» **WHAT YOU NEED TO DO**:
Skip the pictures. Set down, word for word, the lines from the start of the material up to and including the line with "const plusRiskHigh = [18, 14, 9, 8, 0];".

━━━━━ COLLECTED DATA ━━━━━

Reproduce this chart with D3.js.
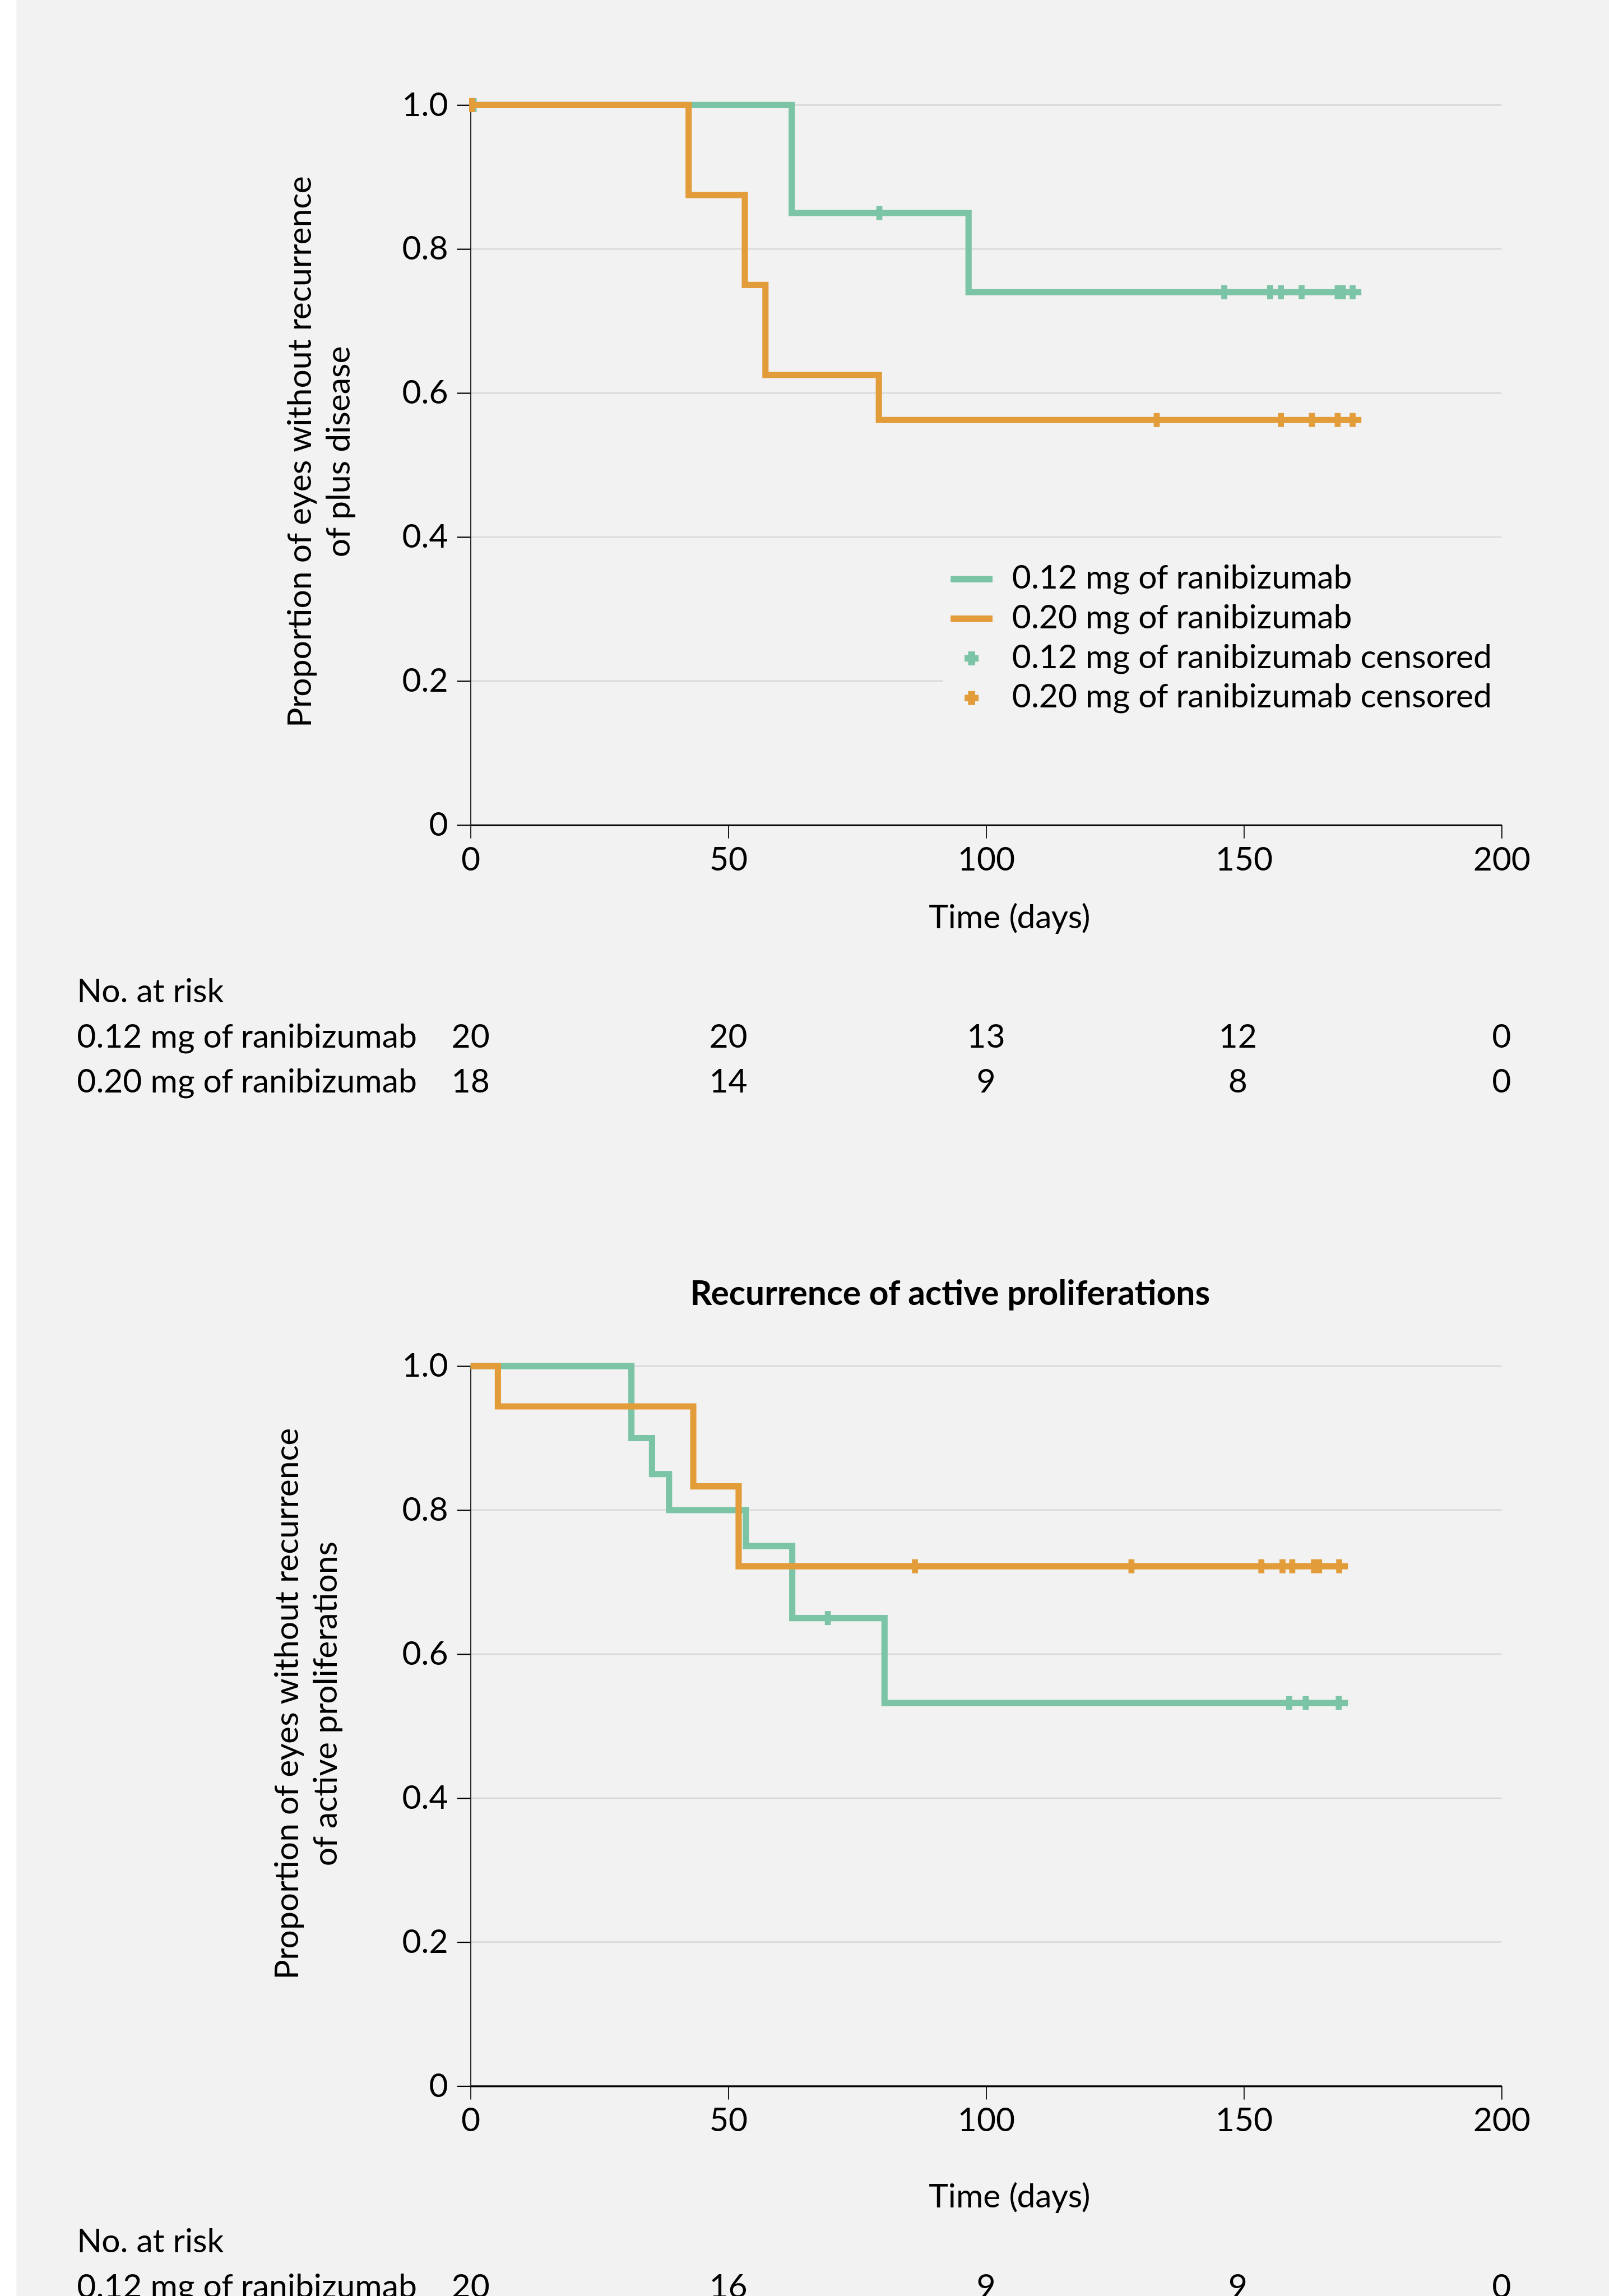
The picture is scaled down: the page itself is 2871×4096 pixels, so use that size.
<!DOCTYPE html>
<html>
<head>
<meta charset="utf-8">
<script src="https://cdn.jsdelivr.net/npm/d3@7.9.0/dist/d3.min.js"></script>
<style>
  html, body { margin: 0; padding: 0; background: #fff; overflow: hidden; }
  svg { display: block; }
  text { font-family: Lato, "Open Sans", sans-serif; fill: #000; }
</style>
</head>
<body>
<svg id="chart"></svg>
<script>
// ---- data ----
const seriesNames = ['0.12 mg of ranibizumab', '0.20 mg of ranibizumab'];
const xTicks = [0, 50, 100, 150, 200];
const yTicks = [0, 0.2, 0.4, 0.6, 0.8, 1.0];

// plus disease panel
const plusLowTimes = [0, 62.3, 96.6];
const plusLowSurv = [1, 0.85, 0.74];
const plusLowCensor = [0.6, 79.3, 146.2, 155.1, 157.2, 161.2, 168.2, 169.2, 171.1];
const plusHighTimes = [0, 42.3, 53.2, 57.2, 79.2];
const plusHighSurv = [1, 0.875, 0.75, 0.625, 0.5625];
const plusHighCensor = [0.3, 133.1, 157.2, 163.2, 168.2, 171.1];
const plusEnd = 172.8;
const plusRiskLow = [20, 20, 13, 12, 0];
const plusRiskHigh = [18, 14, 9, 8, 0];

// active proliferations panel
const activeLowTimes = [0, 31.2, 35.2, 38.5, 53.4, 62.4, 80.3];
const activeLowSurv = [1, 0.90, 0.85, 0.80, 0.75, 0.65, 0.532];
const activeLowCensor = [69.3, 158.8, 162.0, 168.4];
const activeHighTimes = [0, 5.3, 43.2, 52.0];
const activeHighSurv = [1, 0.944, 0.833, 0.722];
const activeHighCensor = [86.2, 128.2, 153.4, 157.5, 159.4, 163.6, 164.6, 168.5];
const activeEnd = 170.2;
const activeRiskLow = [20, 16, 9, 9, 0];

// ---- layout (reference pixel units, scaled by the viewBox) ----
const W = 3221, H = 4595;
const green = '#7cc4a6', orange = '#e39c3a';
const FS = 66;

const svg = d3.select('#chart')
  .attr('width', 2871).attr('height', 4096)
  .attr('viewBox', `0 0 ${W} ${H}`);

svg.append('rect').attr('x', 0).attr('y', 0).attr('width', W).attr('height', H).attr('fill', '#fff');
svg.append('rect').attr('x', 33).attr('y', 0).attr('width', W - 33).attr('height', H).attr('fill', '#f2f2f2');

const x = d3.scaleLinear().domain([0, 200]).range([942, 3006]);

function stepData(times, surv, end) {
  const pts = times.map((t, i) => [t, surv[i]]);
  pts.push([end, surv[surv.length - 1]]);
  return pts;
}

function survAt(times, surv, t) {
  let s = surv[0];
  times.forEach((tt, i) => { if (tt <= t) s = surv[i]; });
  return s;
}

function drawPanel(opt) {
  const g = svg.append('g');
  const y = d3.scaleLinear().domain([0, 1]).range([opt.y0, opt.y0 - 1441]);

  // grid
  g.append('g').selectAll('line')
    .data(yTicks.filter(d => d > 0))
    .join('line')
    .attr('x1', x(0)).attr('x2', x(200))
    .attr('y1', d => y(d)).attr('y2', d => y(d))
    .attr('stroke', '#d9d9d9').attr('stroke-width', 3);

  // legend box hides the grid beneath it
  if (opt.legend) {
    g.append('rect').attr('x', 1888).attr('y', 1095).attr('width', 1130).attr('height', 345)
      .attr('fill', '#f2f2f2');
  }

  // axes
  const yAxis = g.append('g').attr('transform', `translate(${x(0)},0)`)
    .call(d3.axisLeft(y).tickValues(yTicks).tickSize(27).tickSizeOuter(0).tickPadding(18)
      .tickFormat(d => d === 0 ? '0' : d3.format('.1f')(d)));
  yAxis.select('.domain').attr('stroke', '#000').attr('stroke-width', 2);
  yAxis.selectAll('.tick line').attr('stroke', '#000').attr('stroke-width', 2.5);
  yAxis.selectAll('text').attr('font-size', FS).attr('font-family', null);

  const xAxis = g.append('g').attr('transform', `translate(0,${y(0)})`)
    .call(d3.axisBottom(x).tickValues(xTicks).tickSize(27).tickSizeOuter(0).tickPadding(17));
  xAxis.select('.domain').attr('stroke', '#000').attr('stroke-width', 3.5);
  xAxis.selectAll('.tick line').attr('stroke', '#000').attr('stroke-width', 2);
  xAxis.selectAll('text').attr('font-size', FS).attr('font-family', null);

  // curves
  const line = d3.line().x(d => x(d[0])).y(d => y(d[1])).curve(d3.curveStepAfter);
  opt.series.forEach(s => {
    g.append('path')
      .datum(stepData(s.times, s.surv, opt.end))
      .attr('d', line)
      .attr('fill', 'none').attr('stroke', s.color).attr('stroke-width', 12.5);
    g.append('g').selectAll('rect')
      .data(s.censor)
      .join('rect')
      .attr('x', d => x(d) - 6).attr('width', 12)
      .attr('y', d => y(survAt(s.times, s.surv, d)) - 14).attr('height', 28)
      .attr('fill', s.color);
  });

  // axis titles
  g.append('text').attr('x', 2021).attr('y', opt.xLabelY)
    .attr('text-anchor', 'middle').attr('font-size', FS).text('Time (days)');
  const yl = g.append('text').attr('text-anchor', 'middle').attr('font-size', FS)
    .attr('transform', `translate(${opt.yLabelX},${opt.yLabelY}) rotate(-90)`);
  opt.yLabel.forEach((t, i) => {
    yl.append('tspan').attr('x', 0).attr('y', i * 77).text(t);
  });

  if (opt.title) {
    g.append('text').attr('x', 1902).attr('y', opt.titleY).attr('text-anchor', 'middle')
      .attr('font-size', 68).attr('font-weight', 'bold').text(opt.title);
  }

  // numbers at risk
  g.append('text').attr('x', 154).attr('y', opt.riskY).attr('font-size', FS).text('No. at risk');
  opt.risk.forEach((row, i) => {
    const ry = opt.riskY + 90.5 * (i + 1);
    g.append('text').attr('x', 154).attr('y', ry).attr('font-size', FS).text(seriesNames[i]);
    g.append('g').selectAll('text')
      .data(row)
      .join('text')
      .attr('x', (d, j) => x(xTicks[j]) - (j === 3 ? 12 : 0)).attr('y', ry)
      .attr('text-anchor', 'middle').attr('font-size', FS)
      .text(d => d);
  });

  return y;
}

drawPanel({
  y0: 1651,
  end: plusEnd,
  series: [
    { times: plusLowTimes, surv: plusLowSurv, censor: plusLowCensor, color: green },
    { times: plusHighTimes, surv: plusHighSurv, censor: plusHighCensor, color: orange }
  ],
  xLabelY: 1858,
  yLabelX: 623, yLabelY: 904,
  yLabel: ['Proportion of eyes without recurrence', 'of plus disease'],
  riskY: 2006,
  risk: [plusRiskLow, plusRiskHigh],
  legend: true
});

drawPanel({
  y0: 4175,
  end: activeEnd,
  series: [
    { times: activeLowTimes, surv: activeLowSurv, censor: activeLowCensor, color: green },
    { times: activeHighTimes, surv: activeHighSurv, censor: activeHighCensor, color: orange }
  ],
  xLabelY: 4418,
  yLabelX: 597, yLabelY: 3410,
  yLabel: ['Proportion of eyes without recurrence', 'of active proliferations'],
  title: 'Recurrence of active proliferations',
  titleY: 2612,
  riskY: 4508,
  risk: [activeRiskLow]
});

// legend
const legendLabels = [seriesNames[0], seriesNames[1], seriesNames[0] + ' censored', seriesNames[1] + ' censored'];
const legendColors = [green, orange, green, orange];
const legendKinds = ['line', 'line', 'censor', 'censor'];
const lg = svg.append('g');
legendLabels.forEach((t, i) => {
  const by = 1178 + i * 79.3;
  const cy = by - 19;
  if (legendKinds[i] === 'line') {
    lg.append('line').attr('x1', 1903).attr('x2', 1987).attr('y1', cy).attr('y2', cy)
      .attr('stroke', legendColors[i]).attr('stroke-width', 13);
  } else {
    lg.append('rect').attr('x', 1931).attr('y', cy - 6.5).attr('width', 28).attr('height', 13).attr('fill', legendColors[i]);
    lg.append('rect').attr('x', 1938).attr('y', cy - 14).attr('width', 14).attr('height', 28).attr('fill', legendColors[i]);
  }
  lg.append('text').attr('x', 2026).attr('y', by).attr('font-size', FS).text(t);
});
</script>
</body>
</html>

━━━━━

» **WORKED SOLUTION**:
Reproduce this chart with D3.js.
The picture is scaled down: the page itself is 2871×4096 pixels, so use that size.
<!DOCTYPE html>
<html>
<head>
<meta charset="utf-8">
<script src="https://cdn.jsdelivr.net/npm/d3@7.9.0/dist/d3.min.js"></script>
<style>
  html, body { margin: 0; padding: 0; background: #fff; overflow: hidden; }
  svg { display: block; }
  text { font-family: Lato, "Open Sans", sans-serif; fill: #000; }
</style>
</head>
<body>
<svg id="chart"></svg>
<script>
// ---- data ----
const seriesNames = ['0.12 mg of ranibizumab', '0.20 mg of ranibizumab'];
const xTicks = [0, 50, 100, 150, 200];
const yTicks = [0, 0.2, 0.4, 0.6, 0.8, 1.0];

// plus disease panel
const plusLowTimes = [0, 62.3, 96.6];
const plusLowSurv = [1, 0.85, 0.74];
const plusLowCensor = [0.6, 79.3, 146.2, 155.1, 157.2, 161.2, 168.2, 169.2, 171.1];
const plusHighTimes = [0, 42.3, 53.2, 57.2, 79.2];
const plusHighSurv = [1, 0.875, 0.75, 0.625, 0.5625];
const plusHighCensor = [0.3, 133.1, 157.2, 163.2, 168.2, 171.1];
const plusEnd = 172.8;
const plusRiskLow = [20, 20, 13, 12, 0];
const plusRiskHigh = [18, 14, 9, 8, 0];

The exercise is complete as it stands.